▽
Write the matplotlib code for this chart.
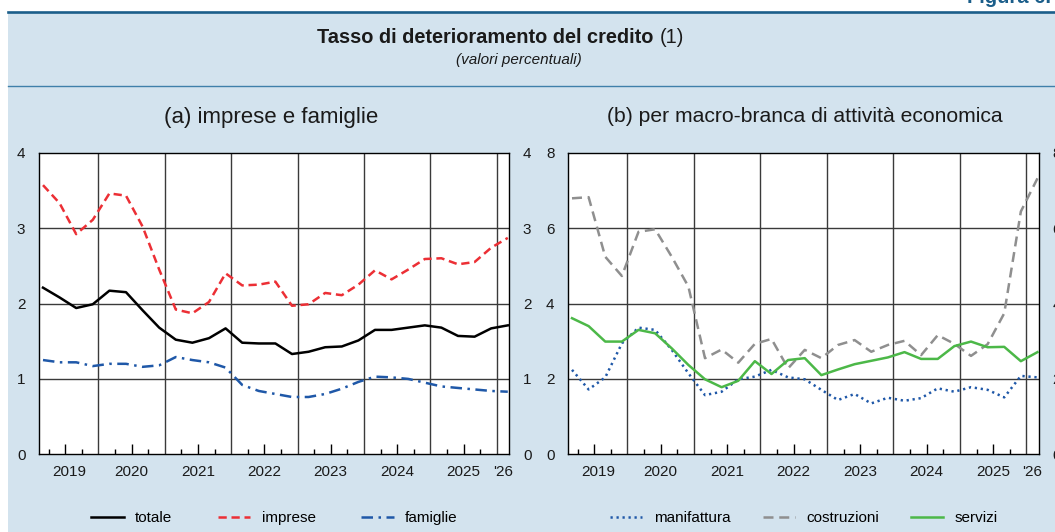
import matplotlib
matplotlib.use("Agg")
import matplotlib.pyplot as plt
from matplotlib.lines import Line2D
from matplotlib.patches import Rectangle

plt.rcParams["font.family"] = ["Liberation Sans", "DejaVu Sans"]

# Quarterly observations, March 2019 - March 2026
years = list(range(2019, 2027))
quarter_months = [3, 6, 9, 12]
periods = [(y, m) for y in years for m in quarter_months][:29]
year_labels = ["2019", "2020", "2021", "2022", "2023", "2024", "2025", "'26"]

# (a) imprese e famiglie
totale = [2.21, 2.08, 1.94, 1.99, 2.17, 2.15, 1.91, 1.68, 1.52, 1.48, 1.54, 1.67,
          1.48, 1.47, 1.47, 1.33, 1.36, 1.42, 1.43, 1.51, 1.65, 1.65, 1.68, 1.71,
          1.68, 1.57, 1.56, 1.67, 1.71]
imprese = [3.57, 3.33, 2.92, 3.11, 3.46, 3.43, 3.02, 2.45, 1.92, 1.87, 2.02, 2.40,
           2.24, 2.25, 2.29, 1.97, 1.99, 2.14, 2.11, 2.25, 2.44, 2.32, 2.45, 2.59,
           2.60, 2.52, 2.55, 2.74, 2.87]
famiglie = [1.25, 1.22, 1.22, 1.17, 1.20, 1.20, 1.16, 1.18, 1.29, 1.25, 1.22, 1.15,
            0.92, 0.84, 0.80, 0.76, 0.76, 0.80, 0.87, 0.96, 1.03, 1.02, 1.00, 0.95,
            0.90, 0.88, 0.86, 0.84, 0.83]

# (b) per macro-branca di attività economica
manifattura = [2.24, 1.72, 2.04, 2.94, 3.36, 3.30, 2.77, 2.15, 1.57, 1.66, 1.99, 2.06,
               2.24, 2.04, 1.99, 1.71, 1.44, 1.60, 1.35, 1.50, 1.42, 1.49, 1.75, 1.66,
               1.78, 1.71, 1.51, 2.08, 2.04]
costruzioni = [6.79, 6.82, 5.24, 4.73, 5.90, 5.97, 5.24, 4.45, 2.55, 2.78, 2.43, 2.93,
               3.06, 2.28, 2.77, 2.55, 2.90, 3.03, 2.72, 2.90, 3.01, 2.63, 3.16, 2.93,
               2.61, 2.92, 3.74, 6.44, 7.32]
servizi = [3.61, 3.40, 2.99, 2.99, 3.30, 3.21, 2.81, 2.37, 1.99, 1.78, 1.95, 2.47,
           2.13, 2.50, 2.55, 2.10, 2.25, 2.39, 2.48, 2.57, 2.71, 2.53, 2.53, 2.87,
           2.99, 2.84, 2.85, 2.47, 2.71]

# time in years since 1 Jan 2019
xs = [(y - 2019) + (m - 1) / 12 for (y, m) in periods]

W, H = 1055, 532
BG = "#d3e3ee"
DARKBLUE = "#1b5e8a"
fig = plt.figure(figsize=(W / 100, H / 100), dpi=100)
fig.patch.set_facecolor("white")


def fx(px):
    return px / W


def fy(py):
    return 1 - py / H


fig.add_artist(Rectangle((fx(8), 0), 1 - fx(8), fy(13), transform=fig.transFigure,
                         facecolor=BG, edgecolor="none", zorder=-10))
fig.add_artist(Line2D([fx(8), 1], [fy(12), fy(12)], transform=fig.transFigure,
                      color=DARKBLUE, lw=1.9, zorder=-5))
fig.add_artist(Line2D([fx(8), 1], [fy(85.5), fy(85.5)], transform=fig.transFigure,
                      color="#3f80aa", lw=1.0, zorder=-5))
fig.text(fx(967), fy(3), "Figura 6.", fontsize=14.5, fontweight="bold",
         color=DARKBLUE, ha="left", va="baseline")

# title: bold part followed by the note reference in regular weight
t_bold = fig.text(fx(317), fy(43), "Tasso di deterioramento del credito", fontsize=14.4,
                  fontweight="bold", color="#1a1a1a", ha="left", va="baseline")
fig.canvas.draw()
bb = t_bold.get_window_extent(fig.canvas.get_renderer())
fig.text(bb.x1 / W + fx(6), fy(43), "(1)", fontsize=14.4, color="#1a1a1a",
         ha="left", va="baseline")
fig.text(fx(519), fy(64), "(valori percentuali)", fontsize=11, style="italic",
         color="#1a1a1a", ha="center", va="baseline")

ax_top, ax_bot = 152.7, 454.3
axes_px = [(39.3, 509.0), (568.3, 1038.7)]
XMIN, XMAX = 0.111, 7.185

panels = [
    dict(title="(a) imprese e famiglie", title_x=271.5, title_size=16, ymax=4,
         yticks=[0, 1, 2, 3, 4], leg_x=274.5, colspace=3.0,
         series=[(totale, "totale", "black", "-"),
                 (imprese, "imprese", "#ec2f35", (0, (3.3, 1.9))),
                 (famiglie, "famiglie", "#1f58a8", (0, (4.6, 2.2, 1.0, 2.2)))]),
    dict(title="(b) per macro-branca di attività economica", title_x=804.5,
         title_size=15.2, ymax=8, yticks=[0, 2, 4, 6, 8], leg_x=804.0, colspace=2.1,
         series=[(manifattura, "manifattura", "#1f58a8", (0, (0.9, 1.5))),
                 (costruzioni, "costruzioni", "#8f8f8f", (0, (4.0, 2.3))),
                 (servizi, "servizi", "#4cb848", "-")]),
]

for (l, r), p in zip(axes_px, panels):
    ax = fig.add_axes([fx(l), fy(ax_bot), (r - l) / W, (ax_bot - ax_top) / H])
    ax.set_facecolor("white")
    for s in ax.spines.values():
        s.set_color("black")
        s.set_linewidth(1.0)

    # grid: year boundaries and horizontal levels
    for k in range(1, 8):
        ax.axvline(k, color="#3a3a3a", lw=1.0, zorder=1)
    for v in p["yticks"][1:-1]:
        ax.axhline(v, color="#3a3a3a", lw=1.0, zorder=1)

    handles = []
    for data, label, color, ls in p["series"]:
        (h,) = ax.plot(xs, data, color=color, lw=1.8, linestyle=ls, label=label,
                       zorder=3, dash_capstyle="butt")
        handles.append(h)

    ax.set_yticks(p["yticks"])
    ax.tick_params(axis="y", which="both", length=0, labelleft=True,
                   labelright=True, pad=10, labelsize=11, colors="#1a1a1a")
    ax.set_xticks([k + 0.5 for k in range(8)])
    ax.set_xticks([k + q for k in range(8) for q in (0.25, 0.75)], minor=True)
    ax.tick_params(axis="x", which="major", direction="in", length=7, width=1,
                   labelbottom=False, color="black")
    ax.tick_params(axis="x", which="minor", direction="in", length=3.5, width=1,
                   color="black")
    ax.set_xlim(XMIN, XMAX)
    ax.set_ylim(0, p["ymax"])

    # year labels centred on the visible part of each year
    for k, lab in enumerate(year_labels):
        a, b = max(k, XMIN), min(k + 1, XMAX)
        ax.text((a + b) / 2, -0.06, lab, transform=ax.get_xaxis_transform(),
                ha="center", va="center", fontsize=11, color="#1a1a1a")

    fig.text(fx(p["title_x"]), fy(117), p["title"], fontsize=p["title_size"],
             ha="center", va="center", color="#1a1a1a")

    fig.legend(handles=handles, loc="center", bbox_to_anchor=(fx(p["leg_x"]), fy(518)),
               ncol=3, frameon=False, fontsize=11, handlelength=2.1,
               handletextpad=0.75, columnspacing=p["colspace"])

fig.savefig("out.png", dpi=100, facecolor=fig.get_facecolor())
△
*TO BE DONE*.
Only the lines from the start of the material through the line containing "return 1 - py / H" should be transcribed. Pictures stay out.

*RESPONSE TO THIS EXERCISE*.
Write the matplotlib code for this chart.
import matplotlib
matplotlib.use("Agg")
import matplotlib.pyplot as plt
from matplotlib.lines import Line2D
from matplotlib.patches import Rectangle

plt.rcParams["font.family"] = ["Liberation Sans", "DejaVu Sans"]

# Quarterly observations, March 2019 - March 2026
years = list(range(2019, 2027))
quarter_months = [3, 6, 9, 12]
periods = [(y, m) for y in years for m in quarter_months][:29]
year_labels = ["2019", "2020", "2021", "2022", "2023", "2024", "2025", "'26"]

# (a) imprese e famiglie
totale = [2.21, 2.08, 1.94, 1.99, 2.17, 2.15, 1.91, 1.68, 1.52, 1.48, 1.54, 1.67,
          1.48, 1.47, 1.47, 1.33, 1.36, 1.42, 1.43, 1.51, 1.65, 1.65, 1.68, 1.71,
          1.68, 1.57, 1.56, 1.67, 1.71]
imprese = [3.57, 3.33, 2.92, 3.11, 3.46, 3.43, 3.02, 2.45, 1.92, 1.87, 2.02, 2.40,
           2.24, 2.25, 2.29, 1.97, 1.99, 2.14, 2.11, 2.25, 2.44, 2.32, 2.45, 2.59,
           2.60, 2.52, 2.55, 2.74, 2.87]
famiglie = [1.25, 1.22, 1.22, 1.17, 1.20, 1.20, 1.16, 1.18, 1.29, 1.25, 1.22, 1.15,
            0.92, 0.84, 0.80, 0.76, 0.76, 0.80, 0.87, 0.96, 1.03, 1.02, 1.00, 0.95,
            0.90, 0.88, 0.86, 0.84, 0.83]

# (b) per macro-branca di attività economica
manifattura = [2.24, 1.72, 2.04, 2.94, 3.36, 3.30, 2.77, 2.15, 1.57, 1.66, 1.99, 2.06,
               2.24, 2.04, 1.99, 1.71, 1.44, 1.60, 1.35, 1.50, 1.42, 1.49, 1.75, 1.66,
               1.78, 1.71, 1.51, 2.08, 2.04]
costruzioni = [6.79, 6.82, 5.24, 4.73, 5.90, 5.97, 5.24, 4.45, 2.55, 2.78, 2.43, 2.93,
               3.06, 2.28, 2.77, 2.55, 2.90, 3.03, 2.72, 2.90, 3.01, 2.63, 3.16, 2.93,
               2.61, 2.92, 3.74, 6.44, 7.32]
servizi = [3.61, 3.40, 2.99, 2.99, 3.30, 3.21, 2.81, 2.37, 1.99, 1.78, 1.95, 2.47,
           2.13, 2.50, 2.55, 2.10, 2.25, 2.39, 2.48, 2.57, 2.71, 2.53, 2.53, 2.87,
           2.99, 2.84, 2.85, 2.47, 2.71]

# time in years since 1 Jan 2019
xs = [(y - 2019) + (m - 1) / 12 for (y, m) in periods]

W, H = 1055, 532
BG = "#d3e3ee"
DARKBLUE = "#1b5e8a"
fig = plt.figure(figsize=(W / 100, H / 100), dpi=100)
fig.patch.set_facecolor("white")


def fx(px):
    return px / W


def fy(py):
    return 1 - py / H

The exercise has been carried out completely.